Jun 30, 2003 21:52
When I was growing up I was moved around a lot. It seemed when something was not going the way my mother wanted she would take us kids, what we could carry and leave. I moved around so much, lost so much and this was all before I was 10 years old. Abused and broken starting from age six. We left the house I grew up in, my friends, clothes and everything I knew.

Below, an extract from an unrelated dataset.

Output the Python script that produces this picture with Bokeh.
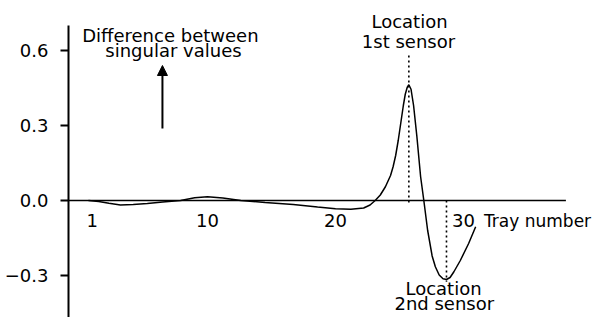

I was in a Violent Shelter for abused woman and kids, yeah I knew my "dad" had a bad temper but I never knew what abuse was. Not until I was there. I saw woman with broken bones, bruises all over their face, I was scared. Is this what men did to woman they loved? Did they normally just hit their kids, their offspring? It was put into my head that it was okay to run when things got bad. I never really noticed I was doing what my mom did when I was growing up until not that long ago. Yet, I still do it. It is like, I do it without thinking about it. I just runaway. What I want to do now, is run. Just run far away without looking back, just to forget those bad feelings I can't explain.
Flashback to age 9:
This is when that weird feeling started. It is when I noticed weird behavior, I would sit quietly to observe. Weird smelling smoke, things that were like cigs, yet weren't. Drinking. Lots of drinking, and underage drinking. My mom, my cousin she was dating, my brother, his gf, and his thing on the side would sit around drinking and getting high. It happened a lot. Within a year or so living there this happened a lot. Personality changes, bad smells, and so much perversion. My mom watched porn with my brother Mark and his gf. She also swapped partners with one of friends. She slept with her husband, and the friend slept with my cousin. Us kids could hear what was going on and sometimes would wake up to naked people running around. I was only a child. My mom encouraged me to drink and the first time I thought about getting high was age 9, my mom offered it to me. You see, I didn't think anything of it. She was my mom, she loved me, it was okay to do this. Yet, I said no. Something in me said, this is not right. This is not love. Parents do not choose a lover over their own child, their flesh and blood they are supposed to be raising. parents do not just give their kid alcohol and tell them to smoke when they are that young.
But that is just the beginning sadly. A beginning to a story that has yet to even end.